**AIM:**
Using the data below, return word for word every line from the one holding "Generate a LaTeX" down to the one holding "(unittxt) at (484,321)". Leave pictures out.
Start of TASK DATA
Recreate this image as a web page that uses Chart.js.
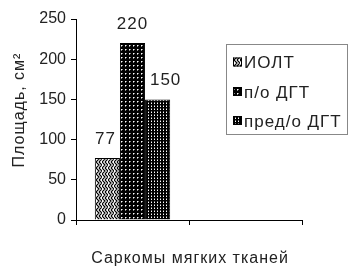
<!DOCTYPE html>
<html>
<head>
<meta charset="utf-8">
<script src="https://cdn.jsdelivr.net/npm/chart.js@4.4.0/dist/chart.umd.min.js"></script>
<style>
  html, body { margin: 0; padding: 0; background: #fff; }
  #wrap { width: 353px; height: 268px; }
</style>
</head>
<body>
<div id="wrap"><canvas id="chart" width="353" height="268"></canvas></div>
<script>
/* ---------- данные ---------- */
const categories = ['Саркомы мягких тканей', ''];
const seriesNames = ['ИОЛТ', 'п/о ДГТ', 'пред/о ДГТ'];
const valuesIolt = [77, null];
const valuesPoDgt = [220, null];
const valuesPredDgt = [150, null];
const yTicks = [0, 50, 100, 150, 200, 250];
const xTitle = 'Саркомы мягких тканей';
const yTitle = 'Площадь, см²';

const FONT = '"Liberation Sans", Arial, sans-serif';
const TEXT = '#222';

/* ---------- штриховки ---------- */
function makePattern(kind) {
  const c = document.createElement('canvas');
  const g = c.getContext('2d');
  if (kind === 'zigzag') {
    c.width = 6; c.height = 6;
    g.fillStyle = '#fff';
    g.fillRect(0, 0, 6, 6);
    g.strokeStyle = '#000';
    g.lineWidth = 1.2;
    g.beginPath();
    g.moveTo(0, 0); g.lineTo(3, 3); g.lineTo(0, 6);
    g.moveTo(3, 0); g.lineTo(6, 3); g.lineTo(3, 6);
    g.stroke();
  } else if (kind === 'dots') {
    c.width = 4; c.height = 4;
    g.fillStyle = '#000';
    g.fillRect(0, 0, 4, 4);
    g.fillStyle = '#fff';
    g.fillRect(1, 1, 1, 1);
    g.fillStyle = '#888';
    g.fillRect(2, 1, 1, 1);
    g.fillRect(1, 2, 1, 1);
  } else {
    c.width = 3; c.height = 3;
    g.fillStyle = '#000';
    g.fillRect(0, 0, 3, 3);
    g.fillStyle = '#fff';
    g.fillRect(1, 1, 1, 1);
    g.fillStyle = '#777';
    g.fillRect(1, 0, 1, 1);
  }
  return document.getElementById('chart').getContext('2d').createPattern(c, 'repeat');
}

const fills = [makePattern('zigzag'), makePattern('dots'), makePattern('grid')];
const seriesValues = [valuesIolt, valuesPoDgt, valuesPredDgt];

/* ---------- подписи, заголовки осей, легенда ---------- */
const decorPlugin = {
  id: 'decor',
  afterDraw(chart) {
    const ctx = chart.ctx;
    ctx.save();
    ctx.fillStyle = TEXT;
    ctx.letterSpacing = '1px';

    // значения над столбиками
    const shiftX = [-2, 0, 8];
    ctx.font = '17px ' + FONT;
    ctx.textAlign = 'center';
    ctx.textBaseline = 'alphabetic';
    chart.data.datasets.forEach((ds, i) => {
      const bar = chart.getDatasetMeta(i).data[0];
      ctx.fillText(String(ds.data[0]), bar.x + shiftX[i], bar.y - 14);
    });

    // подпись оси X
    ctx.font = '16px ' + FONT;
    ctx.fillText(xTitle, 190, 263);

    // подпись оси Y
    ctx.save();
    ctx.translate(24, 110);
    ctx.rotate(-Math.PI / 2);
    ctx.fillText(yTitle, 0, 0);
    ctx.restore();

    // легенда
    ctx.fillStyle = '#fff';
    ctx.fillRect(226, 44, 122, 91);
    ctx.strokeStyle = '#888';
    ctx.lineWidth = 1;
    ctx.strokeRect(226.5, 44.5, 121, 90);
    const rowY = [62, 91.5, 120.5];
    ctx.font = '17px ' + FONT;
    ctx.textAlign = 'left';
    seriesNames.forEach((name, i) => {
      ctx.fillStyle = fills[i];
      ctx.fillRect(233, rowY[i] - 4.5, 9, 9);
      ctx.strokeStyle = '#000';
      ctx.strokeRect(233.5, rowY[i] - 4, 8, 8);
      ctx.fillStyle = TEXT;
      ctx.fillText(name, 244, rowY[i] + 6);
    });
    ctx.restore();
  }
};

new Chart(document.getElementById('chart'), {
  type: 'bar',
  data: {
    labels: categories,
    datasets: seriesNames.map((name, i) => ({
      label: name,
      data: seriesValues[i],
      backgroundColor: fills[i],
      borderColor: '#000',
      borderWidth: 1,
      categoryPercentage: 0.667,
      barPercentage: 1.0
    }))
  },
  options: {
    responsive: false,
    animation: false,
    layout: { padding: { top: 19, right: 51, left: 0, bottom: 0 } },
    plugins: {
      legend: { display: false },
      tooltip: { enabled: false }
    },
    scales: {
      x: {
        offset: true,
        grid: { drawOnChartArea: false, drawTicks: true, tickLength: 5, color: '#000', offset: true },
        border: { color: '#000', width: 1 },
        ticks: { display: false },
        afterFit: s => { s.height = 48; }
      },
      y: {
        min: 0,
        max: 250,
        afterBuildTicks: s => { s.ticks = yTicks.map(v => ({ value: v })); },
        grid: { drawOnChartArea: false, tickLength: 5, color: '#000' },
        border: { color: '#000', width: 1 },
        ticks: { font: { family: FONT, size: 16 }, color: TEXT, padding: 5 },
        afterFit: s => { s.width = 76; }
      }
    }
  },
  plugins: [decorPlugin]
});
</script>
</body>
</html>
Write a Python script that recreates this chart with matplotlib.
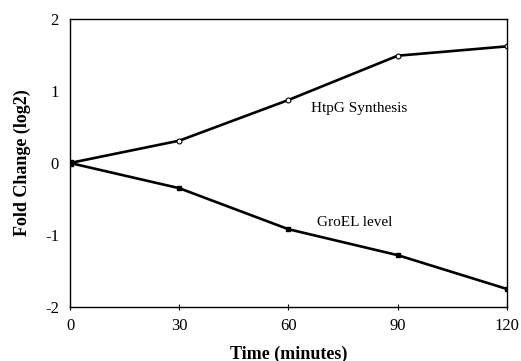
import matplotlib
matplotlib.use("Agg")
from matplotlib import pyplot as plt

time_min = [0, 30, 60, 90, 120]
htpg_synthesis = [0.0, 0.31, 0.875, 1.49, 1.62]
groel_level = [0.0, -0.35, -0.92, -1.28, -1.75]

x_ticks = [0, 30, 60, 90, 120]
y_ticks = [-2, -1, 0, 1, 2]

plt.rcParams['font.family'] = ['Liberation Serif', 'DejaVu Serif']
plt.rcParams['axes.unicode_minus'] = False

fig = plt.figure(figsize=(5.21, 3.61), dpi=100)
ax = fig.add_axes([0.1344, 0.1496, 0.8386, 0.7978])

ax.plot(time_min, groel_level, color='black', lw=1.9, marker='s', ms=3.5,
        mfc='black', mec='black')
ax.plot(time_min, htpg_synthesis, color='black', lw=1.9, marker='o', ms=3.5,
        mfc='white', mec='black', mew=0.8)
ax.plot([0], [0], marker='s', ms=4.5, color='black')

ax.text(66.2, 0.75, 'HtpG Synthesis', fontsize=11, va='center')
ax.text(67.8, -0.83, 'GroEL level', fontsize=11, va='center')

ax.set_xlim(0, 120)
ax.set_ylim(-2, 2)
ax.set_xticks(x_ticks)
ax.set_yticks(y_ticks)
ax.tick_params(axis='x', direction='inout', length=4, width=0.8, labelsize=12, pad=6)
ax.tick_params(axis='y', length=0, labelsize=12, pad=8)
for sp in ax.spines.values():
    sp.set_linewidth(1.0)

ax.set_xlabel('Time (minutes)', fontsize=13, fontweight='bold', labelpad=8)
ax.set_ylabel('Fold Change (log2)', fontsize=13, fontweight='bold', labelpad=10)

fig.savefig('out.png', dpi=100)
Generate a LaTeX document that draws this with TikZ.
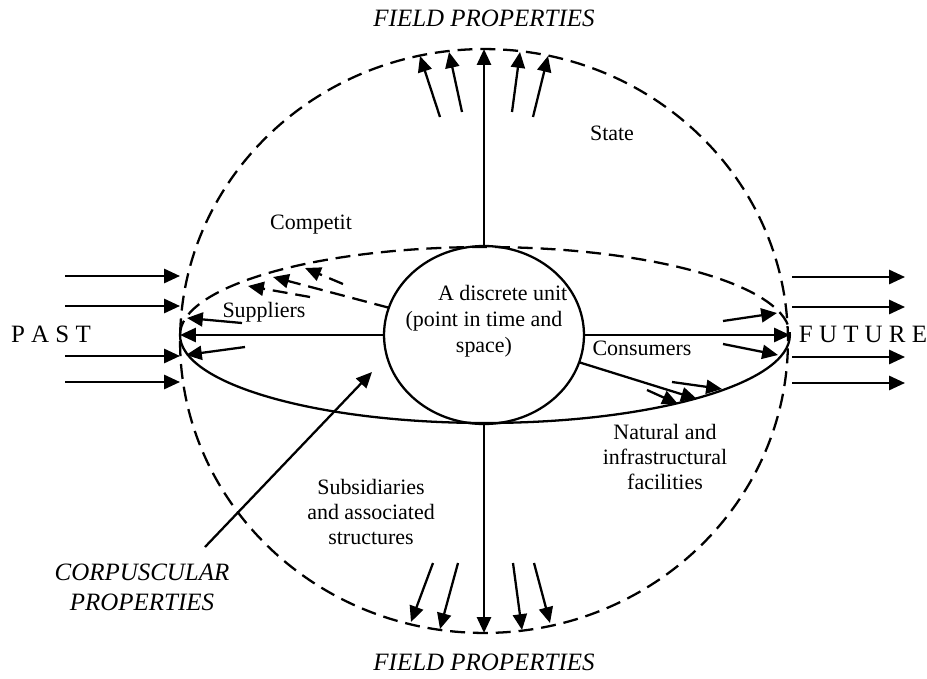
\documentclass[tikz,border=0pt]{standalone}
\usepackage{fontspec}
\setmainfont{Liberation Serif}
\usetikzlibrary{arrows.meta,shapes.geometric}

\begin{document}
\begin{tikzpicture}[
    x=0.02cm, y=-0.02cm,
    line width=1.3pt,
    txt/.style={font=\fontsize{12.5}{14.5}\selectfont, align=center, inner sep=0pt},
    title/.style={font=\fontsize{14.2}{17}\selectfont\itshape, align=center, inner sep=0pt},
    side/.style={font=\fontsize{14.2}{17}\selectfont, inner sep=0pt},
    arrow/.style={-{Triangle[length=9pt,width=8pt]}},
    dashline/.style={dash pattern=on 8.5pt off 4.5pt}
]
\useasboundingbox (0,0) rectangle (927,679);

% Outer field: dashed circle
\node[draw, dashline, ellipse, minimum width=12.16cm, minimum height=11.68cm, inner sep=0pt, outer sep=0pt] (field) at (484,341) {};

% Inner ellipse: dashed upper half, solid lower half
\coordinate (pastpt) at (180,335);
\coordinate (futpt) at (790,335);
\draw[dashline] (pastpt) arc[start angle=180, end angle=0, x radius=6.1cm, y radius=1.76cm];
\draw (pastpt) arc[start angle=180, end angle=360, x radius=6.1cm, y radius=1.76cm];

% Centre: the discrete unit
\node[draw, ellipse, minimum width=4cm, minimum height=3.56cm, inner sep=0pt, outer sep=0pt] (unit) at (484,335) {};
\node[txt, font=\fontsize{12.5}{14.8}\selectfont] (unittxt) at (484,321) {\hspace*{1.7em}A discrete unit\\(point in time and\\space)};

\draw[arrow] (unit.north) -- (field.north);
\draw[arrow] (unit.south) -- (field.south);
\draw[arrow] (unit.west) -- (pastpt);
\draw[arrow] (unit.east) -- (futpt);

% Field arrows, top and bottom
\foreach \sx/\sy/\tx/\ty [count=\i] in {440/117/420/56, 462/112/449/52, 512/112/520/52, 533/117/548/56}{
  \coordinate (up\i) at (\sx,\sy);
  \coordinate (uptip\i) at (\tx,\ty);
  \draw[arrow] (up\i) -- (uptip\i);
}
\foreach \sx/\sy/\tx/\ty [count=\i] in {433/563/411/622, 458/563/440/629, 513/563/522/630, 534/563/550/623}{
  \coordinate (down\i) at (\sx,\sy);
  \coordinate (downtip\i) at (\tx,\ty);
  \draw[arrow] (down\i) -- (downtip\i);
}

% Past and future arrows
\foreach \y [count=\i] in {276,306,356,382}{
  \coordinate (pastin\i) at (65,\y);
  \coordinate (pastend\i) at (180,\y);
  \draw[arrow] (pastin\i) -- (pastend\i);
  \coordinate (futin\i) at (792,\y+1);
  \coordinate (futend\i) at (905,\y+1);
  \draw[arrow] (futin\i) -- (futend\i);
}

% Suppliers and consumers
\foreach \sx/\sy/\tx/\ty [count=\i] in {242/323/187/318, 245/347/186/355, 723/321/777/313, 723/344/778/355}{
  \coordinate (flow\i) at (\sx,\sy);
  \coordinate (flowtip\i) at (\tx,\ty);
  \draw[arrow] (flow\i) -- (flowtip\i);
}

% Competitors (dashed)
\coordinate (comptip1) at (273,277);
\draw[arrow, dashline] (unit.164) -- (comptip1);
\coordinate (comp2) at (343,284);
\coordinate (comptip2) at (305,268);
\draw[arrow, dashline] (comp2) -- (comptip2);
\coordinate (comp3) at (310,297);
\coordinate (comptip3) at (248,286);
\draw[arrow, dashline] (comp3) -- (comptip3);

% Natural and infrastructural facilities
\coordinate (nattip1) at (697,399);
\draw[arrow] (unit.-16) -- (nattip1);
\coordinate (nat2) at (647,390);
\coordinate (nattip2) at (678,404);
\draw[arrow] (nat2) -- (nattip2);
\coordinate (nat3) at (672,382);
\coordinate (nattip3) at (722,389);
\draw[arrow] (nat3) -- (nattip3);

% Corpuscular properties
\coordinate (corptail) at (205,547);
\coordinate (corptip) at (372,372);
\draw[arrow] (corptail) -- (corptip);

% Labels
\node[title] (fieldtop) at (484,18) {FIELD PROPERTIES};
\node[title] (fieldbot) at (484,662) {FIELD PROPERTIES};
\node[side] (past) at (51,334) {P A S T};
\node[side] (future) at (863,334) {F U T U R E};
\node[txt] (state) at (612,133) {State};
\node[txt] (competit) at (311,225) {Competit};
\node[txt] (suppliers) at (264,312) {Suppliers};
\node[txt] (consumers) at (642,348) {Consumers};
\node[txt] (natural) at (665,457) {Natural and\\infrastructural\\facilities};
\node[txt] (subsid) at (371,512) {Subsidiaries\\and associated\\structures};
\node[title] (corp) at (142,587) {CORPUSCULAR\\PROPERTIES};

\end{tikzpicture}
\end{document}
End of TASK DATA
**SOLUTION TO THE EXERCISE:**
Generate a LaTeX document that draws this with TikZ.
\documentclass[tikz,border=0pt]{standalone}
\usepackage{fontspec}
\setmainfont{Liberation Serif}
\usetikzlibrary{arrows.meta,shapes.geometric}

\begin{document}
\begin{tikzpicture}[
    x=0.02cm, y=-0.02cm,
    line width=1.3pt,
    txt/.style={font=\fontsize{12.5}{14.5}\selectfont, align=center, inner sep=0pt},
    title/.style={font=\fontsize{14.2}{17}\selectfont\itshape, align=center, inner sep=0pt},
    side/.style={font=\fontsize{14.2}{17}\selectfont, inner sep=0pt},
    arrow/.style={-{Triangle[length=9pt,width=8pt]}},
    dashline/.style={dash pattern=on 8.5pt off 4.5pt}
]
\useasboundingbox (0,0) rectangle (927,679);

% Outer field: dashed circle
\node[draw, dashline, ellipse, minimum width=12.16cm, minimum height=11.68cm, inner sep=0pt, outer sep=0pt] (field) at (484,341) {};

% Inner ellipse: dashed upper half, solid lower half
\coordinate (pastpt) at (180,335);
\coordinate (futpt) at (790,335);
\draw[dashline] (pastpt) arc[start angle=180, end angle=0, x radius=6.1cm, y radius=1.76cm];
\draw (pastpt) arc[start angle=180, end angle=360, x radius=6.1cm, y radius=1.76cm];

% Centre: the discrete unit
\node[draw, ellipse, minimum width=4cm, minimum height=3.56cm, inner sep=0pt, outer sep=0pt] (unit) at (484,335) {};
\node[txt, font=\fontsize{12.5}{14.8}\selectfont] (unittxt) at (484,321) {\hspace*{1.7em}A discrete unit\\(point in time and\\space)};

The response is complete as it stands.